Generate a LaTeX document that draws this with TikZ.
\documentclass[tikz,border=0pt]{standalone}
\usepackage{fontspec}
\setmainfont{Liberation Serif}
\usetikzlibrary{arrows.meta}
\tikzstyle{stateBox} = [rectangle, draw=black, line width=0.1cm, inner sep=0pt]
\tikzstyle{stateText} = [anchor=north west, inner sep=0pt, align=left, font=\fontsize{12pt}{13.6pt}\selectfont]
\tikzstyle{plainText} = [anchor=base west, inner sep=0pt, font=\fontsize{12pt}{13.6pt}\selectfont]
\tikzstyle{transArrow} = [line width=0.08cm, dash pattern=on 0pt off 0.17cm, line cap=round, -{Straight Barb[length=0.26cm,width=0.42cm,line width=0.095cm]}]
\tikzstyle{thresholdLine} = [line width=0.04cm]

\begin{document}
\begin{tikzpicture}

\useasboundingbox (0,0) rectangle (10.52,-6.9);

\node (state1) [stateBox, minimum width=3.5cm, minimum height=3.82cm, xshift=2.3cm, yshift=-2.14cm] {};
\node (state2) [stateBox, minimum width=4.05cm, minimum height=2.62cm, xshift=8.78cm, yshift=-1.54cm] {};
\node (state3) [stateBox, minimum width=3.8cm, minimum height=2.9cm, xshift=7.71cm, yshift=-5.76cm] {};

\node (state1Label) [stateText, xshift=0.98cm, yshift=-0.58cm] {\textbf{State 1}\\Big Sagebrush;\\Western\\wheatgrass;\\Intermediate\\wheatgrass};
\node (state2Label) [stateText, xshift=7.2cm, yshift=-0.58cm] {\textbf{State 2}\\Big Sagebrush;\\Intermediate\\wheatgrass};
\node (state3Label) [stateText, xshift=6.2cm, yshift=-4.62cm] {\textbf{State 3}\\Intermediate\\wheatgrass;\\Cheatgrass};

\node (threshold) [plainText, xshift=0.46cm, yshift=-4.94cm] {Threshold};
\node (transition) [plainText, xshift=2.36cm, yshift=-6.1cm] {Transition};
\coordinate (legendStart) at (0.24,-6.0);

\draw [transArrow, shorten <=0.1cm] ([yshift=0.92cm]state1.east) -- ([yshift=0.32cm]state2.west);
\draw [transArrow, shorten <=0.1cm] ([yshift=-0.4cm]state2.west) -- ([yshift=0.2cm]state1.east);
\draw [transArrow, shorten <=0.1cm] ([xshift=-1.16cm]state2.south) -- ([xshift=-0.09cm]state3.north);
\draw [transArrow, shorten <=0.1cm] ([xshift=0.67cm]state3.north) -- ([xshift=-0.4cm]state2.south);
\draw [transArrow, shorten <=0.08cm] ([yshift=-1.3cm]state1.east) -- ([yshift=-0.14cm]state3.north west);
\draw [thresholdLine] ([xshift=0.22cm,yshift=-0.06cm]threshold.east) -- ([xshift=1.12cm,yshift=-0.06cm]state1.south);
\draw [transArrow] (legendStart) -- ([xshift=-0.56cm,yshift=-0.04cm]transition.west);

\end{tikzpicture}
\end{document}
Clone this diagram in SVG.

· · · · ·

Task directions: Take the lines from the first line of the records through the line holding "(legendStart) at (0.24,-6.0);", both included, and please reproduce them exactly with nothing added.

Solution to this task:
Generate a LaTeX document that draws this with TikZ.
\documentclass[tikz,border=0pt]{standalone}
\usepackage{fontspec}
\setmainfont{Liberation Serif}
\usetikzlibrary{arrows.meta}
\tikzstyle{stateBox} = [rectangle, draw=black, line width=0.1cm, inner sep=0pt]
\tikzstyle{stateText} = [anchor=north west, inner sep=0pt, align=left, font=\fontsize{12pt}{13.6pt}\selectfont]
\tikzstyle{plainText} = [anchor=base west, inner sep=0pt, font=\fontsize{12pt}{13.6pt}\selectfont]
\tikzstyle{transArrow} = [line width=0.08cm, dash pattern=on 0pt off 0.17cm, line cap=round, -{Straight Barb[length=0.26cm,width=0.42cm,line width=0.095cm]}]
\tikzstyle{thresholdLine} = [line width=0.04cm]

\begin{document}
\begin{tikzpicture}

\useasboundingbox (0,0) rectangle (10.52,-6.9);

\node (state1) [stateBox, minimum width=3.5cm, minimum height=3.82cm, xshift=2.3cm, yshift=-2.14cm] {};
\node (state2) [stateBox, minimum width=4.05cm, minimum height=2.62cm, xshift=8.78cm, yshift=-1.54cm] {};
\node (state3) [stateBox, minimum width=3.8cm, minimum height=2.9cm, xshift=7.71cm, yshift=-5.76cm] {};

\node (state1Label) [stateText, xshift=0.98cm, yshift=-0.58cm] {\textbf{State 1}\\Big Sagebrush;\\Western\\wheatgrass;\\Intermediate\\wheatgrass};
\node (state2Label) [stateText, xshift=7.2cm, yshift=-0.58cm] {\textbf{State 2}\\Big Sagebrush;\\Intermediate\\wheatgrass};
\node (state3Label) [stateText, xshift=6.2cm, yshift=-4.62cm] {\textbf{State 3}\\Intermediate\\wheatgrass;\\Cheatgrass};

\node (threshold) [plainText, xshift=0.46cm, yshift=-4.94cm] {Threshold};
\node (transition) [plainText, xshift=2.36cm, yshift=-6.1cm] {Transition};
\coordinate (legendStart) at (0.24,-6.0);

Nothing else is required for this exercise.